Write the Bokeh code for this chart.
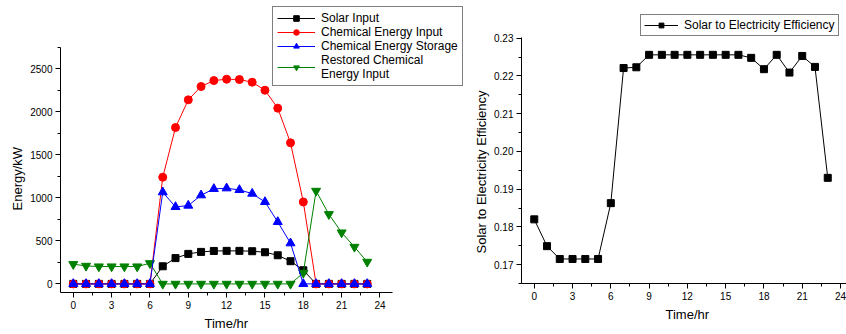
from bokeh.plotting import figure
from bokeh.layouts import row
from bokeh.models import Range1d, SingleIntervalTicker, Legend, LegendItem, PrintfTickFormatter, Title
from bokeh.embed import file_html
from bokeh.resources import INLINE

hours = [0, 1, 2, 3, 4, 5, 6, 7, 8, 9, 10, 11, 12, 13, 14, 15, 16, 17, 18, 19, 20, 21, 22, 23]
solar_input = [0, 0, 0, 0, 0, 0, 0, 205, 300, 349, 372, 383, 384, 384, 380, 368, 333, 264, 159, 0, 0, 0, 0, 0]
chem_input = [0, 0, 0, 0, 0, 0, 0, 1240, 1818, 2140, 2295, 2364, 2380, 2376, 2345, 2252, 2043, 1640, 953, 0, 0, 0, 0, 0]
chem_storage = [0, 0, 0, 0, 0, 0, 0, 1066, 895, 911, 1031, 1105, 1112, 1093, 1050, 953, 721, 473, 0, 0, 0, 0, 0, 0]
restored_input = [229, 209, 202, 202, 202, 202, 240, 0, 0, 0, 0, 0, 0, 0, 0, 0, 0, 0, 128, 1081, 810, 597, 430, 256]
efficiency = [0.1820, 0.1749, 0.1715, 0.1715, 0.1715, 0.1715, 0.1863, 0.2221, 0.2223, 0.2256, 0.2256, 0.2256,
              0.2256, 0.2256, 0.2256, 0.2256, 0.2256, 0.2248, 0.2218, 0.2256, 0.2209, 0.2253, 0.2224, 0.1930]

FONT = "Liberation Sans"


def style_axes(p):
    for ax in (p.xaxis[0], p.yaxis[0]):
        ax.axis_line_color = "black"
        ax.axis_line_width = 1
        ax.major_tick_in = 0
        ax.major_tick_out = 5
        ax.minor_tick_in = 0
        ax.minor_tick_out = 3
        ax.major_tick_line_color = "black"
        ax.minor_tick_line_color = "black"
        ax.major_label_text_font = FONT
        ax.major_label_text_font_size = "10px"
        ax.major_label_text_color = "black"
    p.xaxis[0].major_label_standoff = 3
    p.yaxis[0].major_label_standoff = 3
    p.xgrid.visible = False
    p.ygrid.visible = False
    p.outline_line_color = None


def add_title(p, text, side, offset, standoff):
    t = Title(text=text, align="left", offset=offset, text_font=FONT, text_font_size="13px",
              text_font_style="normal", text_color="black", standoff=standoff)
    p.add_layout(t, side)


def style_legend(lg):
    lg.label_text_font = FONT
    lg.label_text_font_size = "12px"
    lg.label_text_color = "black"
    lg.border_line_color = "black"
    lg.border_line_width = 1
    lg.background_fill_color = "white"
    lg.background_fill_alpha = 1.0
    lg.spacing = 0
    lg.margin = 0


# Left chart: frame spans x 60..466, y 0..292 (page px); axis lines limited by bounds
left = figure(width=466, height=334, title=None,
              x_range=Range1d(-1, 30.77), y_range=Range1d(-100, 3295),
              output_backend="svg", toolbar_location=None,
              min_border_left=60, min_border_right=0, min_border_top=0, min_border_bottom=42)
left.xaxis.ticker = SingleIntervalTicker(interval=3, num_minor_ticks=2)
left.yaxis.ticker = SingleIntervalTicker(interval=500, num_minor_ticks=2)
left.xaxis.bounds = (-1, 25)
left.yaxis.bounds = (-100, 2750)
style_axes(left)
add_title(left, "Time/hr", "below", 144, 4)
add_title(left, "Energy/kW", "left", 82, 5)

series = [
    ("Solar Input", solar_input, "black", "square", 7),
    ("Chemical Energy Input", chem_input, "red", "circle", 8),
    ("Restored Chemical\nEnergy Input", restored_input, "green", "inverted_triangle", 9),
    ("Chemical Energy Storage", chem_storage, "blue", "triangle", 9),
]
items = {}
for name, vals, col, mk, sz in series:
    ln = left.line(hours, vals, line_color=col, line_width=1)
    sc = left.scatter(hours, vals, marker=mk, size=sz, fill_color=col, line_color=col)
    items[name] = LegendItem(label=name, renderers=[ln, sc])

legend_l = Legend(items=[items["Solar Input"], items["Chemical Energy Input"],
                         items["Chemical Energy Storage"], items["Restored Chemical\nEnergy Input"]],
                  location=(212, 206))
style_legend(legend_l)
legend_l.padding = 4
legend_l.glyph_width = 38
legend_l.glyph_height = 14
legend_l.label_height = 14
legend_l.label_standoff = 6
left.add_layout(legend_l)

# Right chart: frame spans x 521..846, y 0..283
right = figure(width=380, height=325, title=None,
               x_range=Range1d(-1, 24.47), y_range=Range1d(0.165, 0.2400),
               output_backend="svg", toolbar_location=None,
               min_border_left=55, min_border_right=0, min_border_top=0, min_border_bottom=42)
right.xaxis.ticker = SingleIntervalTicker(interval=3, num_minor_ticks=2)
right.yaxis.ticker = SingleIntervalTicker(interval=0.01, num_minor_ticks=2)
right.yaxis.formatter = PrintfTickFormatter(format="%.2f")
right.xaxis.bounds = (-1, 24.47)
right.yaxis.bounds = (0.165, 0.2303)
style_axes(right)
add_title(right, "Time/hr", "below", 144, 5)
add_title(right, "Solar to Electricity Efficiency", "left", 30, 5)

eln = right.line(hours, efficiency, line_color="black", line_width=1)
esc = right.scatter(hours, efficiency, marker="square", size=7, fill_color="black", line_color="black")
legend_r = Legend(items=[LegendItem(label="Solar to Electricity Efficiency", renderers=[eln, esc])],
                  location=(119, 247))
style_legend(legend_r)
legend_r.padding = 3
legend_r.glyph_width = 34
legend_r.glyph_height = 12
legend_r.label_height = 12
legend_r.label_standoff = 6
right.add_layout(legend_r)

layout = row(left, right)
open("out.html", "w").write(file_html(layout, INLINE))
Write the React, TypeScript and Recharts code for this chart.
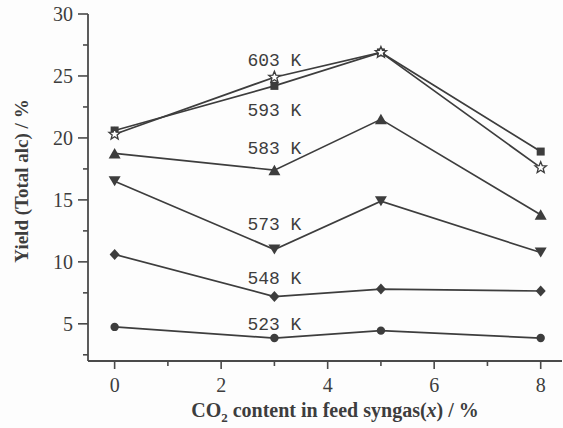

PROBLEM TO WORK ON
Write the records above out again exactly, with no pictures in your copy.

FULL OUTPUT
Write the Bokeh code for this chart.
from bokeh.plotting import figure
from bokeh.layouts import row
from bokeh.models import Range1d, SingleIntervalTicker, Legend, LegendItem, PrintfTickFormatter, Title
from bokeh.embed import file_html
from bokeh.resources import INLINE

hours = [0, 1, 2, 3, 4, 5, 6, 7, 8, 9, 10, 11, 12, 13, 14, 15, 16, 17, 18, 19, 20, 21, 22, 23]
solar_input = [0, 0, 0, 0, 0, 0, 0, 205, 300, 349, 372, 383, 384, 384, 380, 368, 333, 264, 159, 0, 0, 0, 0, 0]
chem_input = [0, 0, 0, 0, 0, 0, 0, 1240, 1818, 2140, 2295, 2364, 2380, 2376, 2345, 2252, 2043, 1640, 953, 0, 0, 0, 0, 0]
chem_storage = [0, 0, 0, 0, 0, 0, 0, 1066, 895, 911, 1031, 1105, 1112, 1093, 1050, 953, 721, 473, 0, 0, 0, 0, 0, 0]
restored_input = [229, 209, 202, 202, 202, 202, 240, 0, 0, 0, 0, 0, 0, 0, 0, 0, 0, 0, 128, 1081, 810, 597, 430, 256]
efficiency = [0.1820, 0.1749, 0.1715, 0.1715, 0.1715, 0.1715, 0.1863, 0.2221, 0.2223, 0.2256, 0.2256, 0.2256,
              0.2256, 0.2256, 0.2256, 0.2256, 0.2256, 0.2248, 0.2218, 0.2256, 0.2209, 0.2253, 0.2224, 0.1930]

FONT = "Liberation Sans"


def style_axes(p):
    for ax in (p.xaxis[0], p.yaxis[0]):
        ax.axis_line_color = "black"
        ax.axis_line_width = 1
        ax.major_tick_in = 0
        ax.major_tick_out = 5
        ax.minor_tick_in = 0
        ax.minor_tick_out = 3
        ax.major_tick_line_color = "black"
        ax.minor_tick_line_color = "black"
        ax.major_label_text_font = FONT
        ax.major_label_text_font_size = "10px"
        ax.major_label_text_color = "black"
    p.xaxis[0].major_label_standoff = 3
    p.yaxis[0].major_label_standoff = 3
    p.xgrid.visible = False
    p.ygrid.visible = False
    p.outline_line_color = None


def add_title(p, text, side, offset, standoff):
    t = Title(text=text, align="left", offset=offset, text_font=FONT, text_font_size="13px",
              text_font_style="normal", text_color="black", standoff=standoff)
    p.add_layout(t, side)


def style_legend(lg):
    lg.label_text_font = FONT
    lg.label_text_font_size = "12px"
    lg.label_text_color = "black"
    lg.border_line_color = "black"
    lg.border_line_width = 1
    lg.background_fill_color = "white"
    lg.background_fill_alpha = 1.0
    lg.spacing = 0
    lg.margin = 0


# Left chart: frame spans x 60..466, y 0..292 (page px); axis lines limited by bounds
left = figure(width=466, height=334, title=None,
              x_range=Range1d(-1, 30.77), y_range=Range1d(-100, 3295),
              output_backend="svg", toolbar_location=None,
              min_border_left=60, min_border_right=0, min_border_top=0, min_border_bottom=42)
left.xaxis.ticker = SingleIntervalTicker(interval=3, num_minor_ticks=2)
left.yaxis.ticker = SingleIntervalTicker(interval=500, num_minor_ticks=2)
left.xaxis.bounds = (-1, 25)
left.yaxis.bounds = (-100, 2750)
style_axes(left)
add_title(left, "Time/hr", "below", 144, 4)
add_title(left, "Energy/kW", "left", 82, 5)

series = [
    ("Solar Input", solar_input, "black", "square", 7),
    ("Chemical Energy Input", chem_input, "red", "circle", 8),
    ("Restored Chemical\nEnergy Input", restored_input, "green", "inverted_triangle", 9),
    ("Chemical Energy Storage", chem_storage, "blue", "triangle", 9),
]
items = {}
for name, vals, col, mk, sz in series:
    ln = left.line(hours, vals, line_color=col, line_width=1)
    sc = left.scatter(hours, vals, marker=mk, size=sz, fill_color=col, line_color=col)
    items[name] = LegendItem(label=name, renderers=[ln, sc])

legend_l = Legend(items=[items["Solar Input"], items["Chemical Energy Input"],
                         items["Chemical Energy Storage"], items["Restored Chemical\nEnergy Input"]],
                  location=(212, 206))
style_legend(legend_l)
legend_l.padding = 4
legend_l.glyph_width = 38
legend_l.glyph_height = 14
legend_l.label_height = 14
legend_l.label_standoff = 6
left.add_layout(legend_l)

# Right chart: frame spans x 521..846, y 0..283
right = figure(width=380, height=325, title=None,
               x_range=Range1d(-1, 24.47), y_range=Range1d(0.165, 0.2400),
               output_backend="svg", toolbar_location=None,
               min_border_left=55, min_border_right=0, min_border_top=0, min_border_bottom=42)
right.xaxis.ticker = SingleIntervalTicker(interval=3, num_minor_ticks=2)
right.yaxis.ticker = SingleIntervalTicker(interval=0.01, num_minor_ticks=2)
right.yaxis.formatter = PrintfTickFormatter(format="%.2f")
right.xaxis.bounds = (-1, 24.47)
right.yaxis.bounds = (0.165, 0.2303)
style_axes(right)
add_title(right, "Time/hr", "below", 144, 5)
add_title(right, "Solar to Electricity Efficiency", "left", 30, 5)

eln = right.line(hours, efficiency, line_color="black", line_width=1)
esc = right.scatter(hours, efficiency, marker="square", size=7, fill_color="black", line_color="black")
legend_r = Legend(items=[LegendItem(label="Solar to Electricity Efficiency", renderers=[eln, esc])],
                  location=(119, 247))
style_legend(legend_r)
legend_r.padding = 3
legend_r.glyph_width = 34
legend_r.glyph_height = 12
legend_r.label_height = 12
legend_r.label_standoff = 6
right.add_layout(legend_r)

layout = row(left, right)
open("out.html", "w").write(file_html(layout, INLINE))
Write the React, TypeScript and Recharts code for this chart.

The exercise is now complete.